Wall Street knows something that the rest of us don’t. Based on past experience, when Wall Street keeps secrets it never works out well for the rest of us. We’re thinking about the time Wall Street banks colluded on rigging prices on the Nasdaq market; or the time they rigged their research departments and told us to buy stocks that they were secretly callings dogs and crap; or the time they got S&P and Moody’s to give them triple-A ratings on subprime pools of debt while keeping it a secret that they had internal reports showing the loans didn’t meet their origination standards — and then they went out and secretly shorted that debt while continuing to sell it to their customers as a good investment.
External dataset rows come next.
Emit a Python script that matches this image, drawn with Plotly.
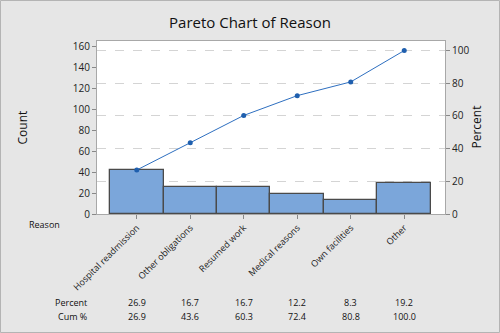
import plotly.graph_objects as go

reasons = ["Hospital readmission", "Other obligations", "Resumed work",
           "Medical reasons", "Own facilities", "Other"]
counts = [42, 26, 26, 19, 13, 30]
percent = [26.9, 16.7, 16.7, 12.2, 8.3, 19.2]
cum_pct = [26.9, 43.6, 60.3, 72.4, 80.8, 100.0]
count_ticks = [0, 20, 40, 60, 80, 100, 120, 140, 160]
pct_ticks = [0, 20, 40, 60, 80, 100]

total = sum(counts)
W, H = 500, 333
L, R, T, B = 97, 55, 41, 119
pw, ph = W - L - R, H - T - B
ymax = 165.1
FONT = "Open Sans"

def px_x(px):
    return (px - L) / pw

def px_y(py):
    return (H - B - py) / ph

x = list(range(len(reasons)))
fig = go.Figure()
fig.add_trace(go.Bar(x=x, y=counts, width=1.0,
                     marker=dict(color="#7ba6da", line=dict(color="#4a4a4a", width=1.3)),
                     yaxis="y", showlegend=False))
fig.add_trace(go.Scatter(x=x, y=cum_pct, mode="lines+markers",
                         line=dict(color="#2e6fc0", width=1),
                         marker=dict(color="#1f5fae", size=5),
                         yaxis="y2", showlegend=False))

def note(text, xx, yy, xref="paper", size=10, angle=0):
    return dict(text=text, x=xx, y=yy, xref=xref, yref="paper", textangle=angle,
                xanchor="center", yanchor="middle", showarrow=False,
                font=dict(size=size, color="#111"))

ann = [
    note("Count", px_x(22), 0.5, size=12, angle=-90),
    note("Percent", px_x(476), 0.5, size=12, angle=-90),
    note("Reason", px_x(45), px_y(225), size=9),
    note("Percent", px_x(71), px_y(302), size=9),
    note("Cum %", px_x(72), px_y(316), size=9),
]
for i in x:
    ann.append(note(f"{percent[i]:.1f}", i, px_y(302), xref="x", size=9))
    ann.append(note(f"{cum_pct[i]:.1f}", i, px_y(316), xref="x", size=9))

fig.update_layout(
    width=W, height=H,
    margin=dict(l=L, r=R, t=T, b=B),
    paper_bgcolor="#e6e6e6", plot_bgcolor="white",
    font=dict(family=FONT, size=10, color="#222"),
    title=dict(text="Pareto Chart of Reason", x=0.5, xanchor="center",
               y=1 - 23 / H, yanchor="middle", font=dict(size=15, color="#111")),
    bargap=0,
    xaxis=dict(range=[-0.743, 5.762], tickvals=x, ticktext=reasons, tickangle=-45,
               ticks="outside", ticklen=4, tickcolor="#888",
               showline=True, linecolor="#a8a8a8", mirror=True, showgrid=False,
               zeroline=False, tickfont=dict(size=9, color="#222")),
    yaxis=dict(range=[0, ymax], tickvals=count_ticks, ticks="outside", ticklen=4,
               tickcolor="#888", showline=True, linecolor="#a8a8a8", mirror=True,
               showgrid=False, zeroline=False,
               minor=dict(dtick=total * 0.2, tick0=0, showgrid=True,
                          gridcolor="#d4d4d4", griddash="dash", ticks=""),
               tickfont=dict(size=10, color="#222")),
    yaxis2=dict(range=[0, ymax / total * 100], tickvals=pct_ticks, overlaying="y",
                side="right", ticks="outside", ticklen=4, tickcolor="#888",
                showgrid=False, zeroline=False, showline=False,
                tickfont=dict(size=10, color="#222")),
    annotations=ann,
    shapes=[dict(type="rect", xref="paper", yref="paper",
                 x0=px_x(0.5), x1=px_x(W - 0.5), y0=px_y(H - 0.5), y1=px_y(0.5),
                 line=dict(color="#b4b4b4", width=1), layer="below")],
)

fig.write_html("out.html")
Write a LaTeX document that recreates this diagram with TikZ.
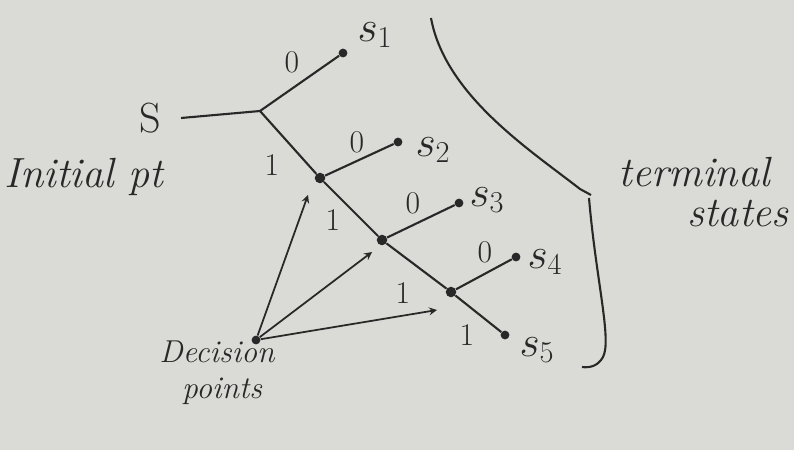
\documentclass[tikz,border=0pt]{standalone}
\usepackage{amsmath}
\definecolor{paper}{RGB}{218,218,214}
\definecolor{ink}{RGB}{40,40,40}

\begin{document}
\begin{tikzpicture}[x=0.02cm, y=-0.02cm,
    dot/.style={circle, fill=ink, inner sep=0pt, minimum size=5pt},
    jn/.style={circle, fill=ink, inner sep=0pt, minimum size=6pt},
    lbl/.style={font=\fontsize{18}{20}\selectfont, text=ink},
    st/.style={font=\fontsize{24}{26}\selectfont, text=ink},
    note/.style={font=\fontsize{#1}{#1}\selectfont\itshape, text=ink, inner sep=0pt},
    note/.default=21,
    line/.style={draw=ink, line width=1.2pt},
    arr/.style={->, draw=ink, line width=1pt, >=stealth}
  ]
  \fill[paper] (0,0) rectangle (794,450);

  % tree
  \node[st] (S) at (150,118) {S};
  \coordinate (r) at (260,111);
  \node[jn] (j1) at (320,178) {};
  \node[jn] (j2) at (382,240) {};
  \node[jn] (j3) at (451,292) {};
  \node[dot] (d1) at (343,53) {};
  \node[dot] (d2) at (398,142) {};
  \node[dot] (d3) at (459,203) {};
  \node[dot] (d4) at (516,257) {};
  \node[dot] (d5) at (505,335) {};

  \node[st] (s1) at (375,35)  {$s_1$};
  \node[st] (s2) at (433,150) {$s_2$};
  \node[st] (s3) at (487,200) {$s_3$};
  \node[st] (s4) at (545,262) {$s_4$};
  \node[st] (s5) at (537,350) {$s_5$};

  \draw[line] ([xshift=8pt]S.east) -- (r);
  \draw[line] (r) -- (d1);
  \draw[line] (r) -- (j1) -- (j2) -- (j3) -- (d5);
  \draw[line] (j1) -- (d2);
  \draw[line] (j2) -- (d3);
  \draw[line] (j3) -- (d4);

  \node[lbl] at (292,62)  {0};
  \node[lbl] at (357,142) {0};
  \node[lbl] at (413,203) {0};
  \node[lbl] at (485,252) {0};
  \node[lbl] at (272,165) {1};
  \node[lbl] at (333,220) {1};
  \node[lbl] at (403,293) {1};
  \node[lbl] at (467,335) {1};

  % decision points
  \node[dot] (dp) at (256,340) {};
  \node[note=18] (dec1) at (217,352) {Decision};
  \node[note=18] (dec2) at (222,391) {points};
  \coordinate (a1) at (308,195);
  \coordinate (a2) at (372,252);
  \coordinate (a3) at (437,310);
  \draw[arr] (dp) -- (a1);
  \draw[arr] (dp) -- (a2);
  \draw[arr] (dp) -- (a3);

  \node[note=24] (init) at (84,177) {Initial pt};

  % brace
  \coordinate (b0) at (431,18);
  \coordinate (bt) at (591,195);
  \coordinate (b1) at (582,367);
  \draw[line] (b0) .. controls (445,95) and (530,150) .. (580,189) -- (bt);
  \draw[line] (589,198) .. controls (596,280) and (612,340) .. (603,357)
    .. controls (598,366) and (590,368) .. (b1);
  \node[note=24] (term1) at (694,172) {terminal};
  \node[note=24] (term2) at (738,214) {states};
\end{tikzpicture}
\end{document}
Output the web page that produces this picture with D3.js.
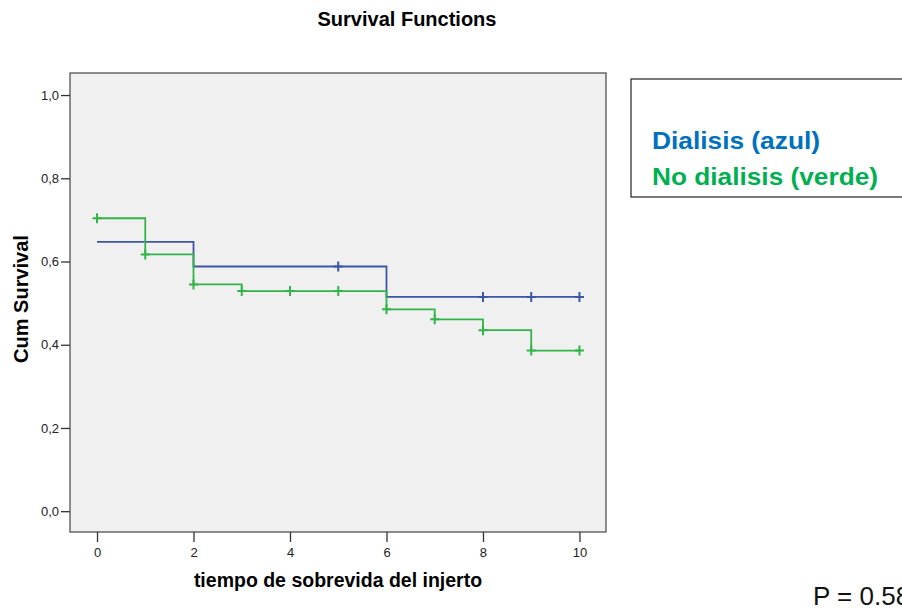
<!DOCTYPE html>
<html lang="en">
<head>
    <meta charset="UTF-8">
    <title>Survival Functions</title>
    <script src="https://cdnjs.cloudflare.com/ajax/libs/d3/7.8.5/d3.min.js"></script>
    <style>
        body { margin: 0; background: #fff; }
        svg { display: block; font-family: "Liberation Sans", Arial, sans-serif; }
    </style>
</head>
<body>
<svg width="902" height="609"></svg>
<script>
    // survival steps
    const xTicks = [0, 2, 4, 6, 8, 10];
    const yTicks = [0, 0.2, 0.4, 0.6, 0.8, 1.0];

    const dialisisTimes = [0, 2, 6];
    const dialisisSurvival = [0.647, 0.588, 0.515];
    const dialisisCensored = [5, 8, 9, 10];

    const noDialisisTimes = [0, 1, 2, 3, 6, 7, 8, 9];
    const noDialisisSurvival = [0.704, 0.617, 0.545, 0.529, 0.485, 0.461, 0.435, 0.386];
    const noDialisisCensored = [0, 1, 2, 3, 4, 5, 6, 7, 8, 9, 10];

    const endTime = 10;

    const svg = d3.select("svg");
    const plot = { left: 70, right: 606, top: 73, bottom: 532 };

    const x = d3.scaleLinear().domain([-0.56, 10.55]).range([plot.left, plot.right]);
    const y = d3.scaleLinear().domain([-0.05, 1.053]).range([plot.bottom, plot.top]);

    svg.append("rect")
        .attr("x", plot.left).attr("y", plot.top)
        .attr("width", plot.right - plot.left).attr("height", plot.bottom - plot.top)
        .attr("fill", "#f0f0f0").attr("stroke", "#444").attr("stroke-width", 1.2);

    const fmt = d => d3.format(".1f")(d).replace(".", ",");

    const yAxis = svg.append("g")
        .attr("transform", `translate(${plot.left},0)`)
        .call(d3.axisLeft(y).tickValues(yTicks).tickFormat(fmt).tickSize(9).tickPadding(2));
    const xAxis = svg.append("g")
        .attr("transform", `translate(0,${plot.bottom})`)
        .call(d3.axisBottom(x).tickValues(xTicks).tickSize(10).tickPadding(6));

    [xAxis, yAxis].forEach(g => {
        g.attr("font-size", 13).attr("font-family", "'Liberation Sans', Arial, sans-serif");
        g.select(".domain").remove();
        g.selectAll(".tick line").attr("stroke", "#333").attr("stroke-width", 1.3);
        g.selectAll(".tick text").attr("fill", "#222");
    });

    function stepValue(times, values, t) {
        let v = values[0];
        times.forEach((tt, i) => { if (tt <= t) v = values[i]; });
        return v;
    }

    function drawCurve(times, values, censored, color) {
        const pts = times.map((t, i) => [t, values[i]]);
        pts.push([endTime, values[values.length - 1]]);
        const line = d3.line().x(d => x(d[0])).y(d => y(d[1])).curve(d3.curveStepAfter);
        svg.append("path")
            .attr("d", line(pts))
            .attr("fill", "none").attr("stroke", color).attr("stroke-width", 1.8);

        const marks = svg.append("g");
        censored.forEach(t => {
            const cx = x(t), cy = y(stepValue(times, values, t));
            marks.append("path")
                .attr("d", `M${cx - 4.5},${cy}H${cx + 4.5}M${cx},${cy - 5}V${cy + 5}`)
                .attr("stroke", color).attr("stroke-width", 2);
        });
    }

    drawCurve(dialisisTimes, dialisisSurvival, dialisisCensored, "#3c56a6");
    drawCurve(noDialisisTimes, noDialisisSurvival, noDialisisCensored, "#33b44a");

    svg.append("text")
        .attr("x", 407).attr("y", 26)
        .attr("text-anchor", "middle")
        .style("font-size", "20px").style("font-weight", "bold")
        .text("Survival Functions");

    svg.append("text")
        .attr("x", 338).attr("y", 587)
        .attr("text-anchor", "middle")
        .style("font-size", "19.5px").style("font-weight", "bold")
        .text("tiempo de sobrevida del injerto");

    svg.append("text")
        .attr("transform", "translate(28,299) rotate(-90)")
        .attr("text-anchor", "middle")
        .style("font-size", "20px").style("font-weight", "bold")
        .text("Cum Survival");

    // legend box (runs off the right edge)
    svg.append("rect")
        .attr("x", 631).attr("y", 79).attr("width", 300).attr("height", 118)
        .attr("fill", "#fff").attr("stroke", "#222").attr("stroke-width", 1.2);

    svg.append("text")
        .attr("x", 652).attr("y", 149)
        .attr("fill", "#0070c0")
        .style("font-size", "24px").style("font-weight", "bold")
        .attr("textLength", 168).attr("lengthAdjust", "spacingAndGlyphs")
        .text("Dialisis (azul)");

    svg.append("text")
        .attr("x", 652).attr("y", 185)
        .attr("fill", "#00b050")
        .style("font-size", "24px").style("font-weight", "bold")
        .attr("textLength", 226).attr("lengthAdjust", "spacingAndGlyphs")
        .text("No dialisis (verde)");

    svg.append("text")
        .attr("x", 813).attr("y", 605)
        .attr("fill", "#111")
        .style("font-size", "26px")
        .text("P = 0.58");
</script>
</body>
</html>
Yesterday, something decidedly weird happened as U.S. stock markets were being pummeled. Three of the biggest Wall Street banks – JPMorgan Chase, Bank of America and Citigroup – handily outperformed the broader market. That’s an anomaly that simply doesn’t make sense unless some type of manipulation is going on. The banks should be trading at least in line with the broader market and, more realistically, worse than the broader market because they hold loans to the companies that are collapsing in price. On top of that, these three banks hold trillions of dollars in derivatives which are hard to quantify using any measure of safe and sound banking practices. And on top of that, according to the U.S. Treasury’s Office of Financial Research, Wall Street banks are holding massive exposure to European entities, including hundreds of billions of dollars in off-balance-sheet credit derivatives – the instruments that played a significant role in blowing up Wall Street in 2008.

And yet, somehow, these three banks lost just a tad more than one-third of the losses of the broader market yesterday. The S&P 500 Index lost 1.34 percent; the Russell 3000 lost 1.24 percent; the Nasdaq lost 1.70 percent and the Dow Jones Industrial Average of 30 big cap stocks lost 1.74 percent. (The Dow was down more than 600 points intraday and then trimmed its losses to close down 424.5 points.)

To understand just how abnormal this is, let’s take a look at what happened between July of 2015 and January 19, 2016. That’s when these three banks were showing losses far in excess of the broader market on most down days. From its July 2015 high to January 18, 2016, Citigroup lost 30 percent of its market value. Bank of America lost 22 percent in the same period while JPMorgan Chase lost 19 percent.